Sustainable energy projects extend to renovation of historical buildings

March 6, 2012
Kyocera Corporation (President: Tetsuo Kuba) announced that the company has supplied its solar modules for a flagship project for renovating old buildings using solar energy at the roughly 900-year-old St. Michael and All Angels Church in Withington, England. The country's first “zero carbon church” has a solar power generating system using Kyocera modules which supplies CO2-neutral electricity; as well as a biomass-powered boiler system providing environmentally friendly heat.

Photo: Powered by Kyocera solar modules, St. Michael and All Angels is England's first “zero carbon church”
Photo: Powered by Kyocera solar modules, St. Michael and All Angels is England's first “zero carbon church”
Powered by Kyocera solar modules, St. Michael and All Angels is England's first “zero carbon church”


The 12th century building is now powered entirely by renewable energies. The solar energy is generated with 24 Kyocera solar modules — with a total output of 3.12kW — which are installed on the roof of the church. With over 35 years of experience in the industry Kyocera's solar technology guarantees exceptional module performance and durability.
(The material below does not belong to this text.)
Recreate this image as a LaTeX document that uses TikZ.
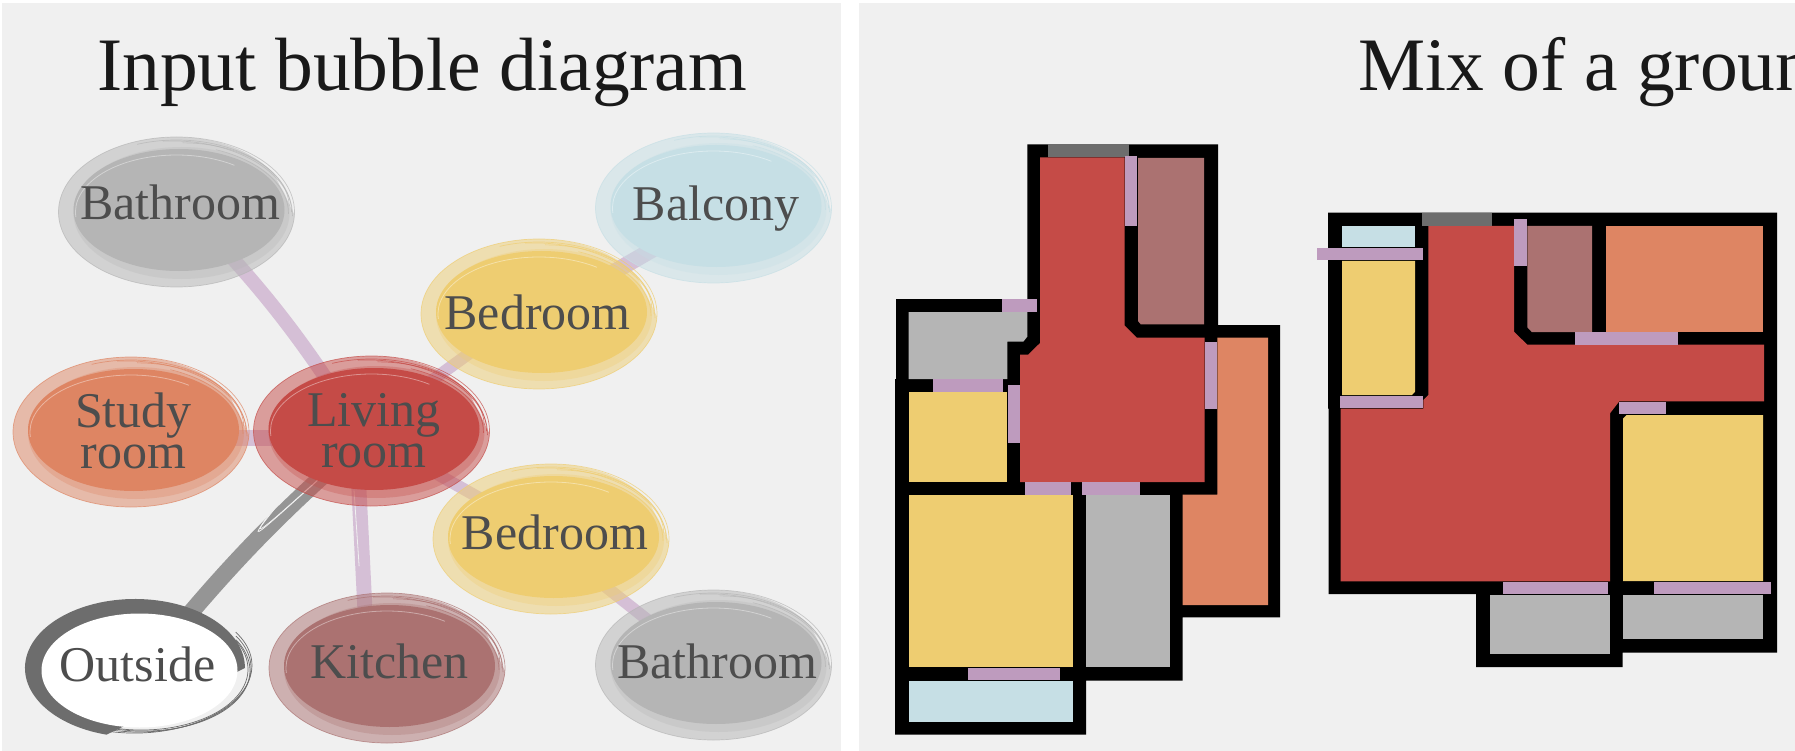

Moreover, the modules were carefully installed to meet strict regulations concerning historical buildings by using a special ladder system that did not adversely affect the structure of the building or its visual appearance.

The renovation of the church followed both an ecologically and economically sustainable concept. In addition to the solar installation, an environmentally friendly biomass-powered boiler system was installed — which provides CO2-neutral heat. The renovation of the church has double value for the community, because in addition to the CO2-reduction, the electricity and heat generation create clear cost savings. The pioneering project will serve as a reference project for the sustainable renovation of other historical buildings.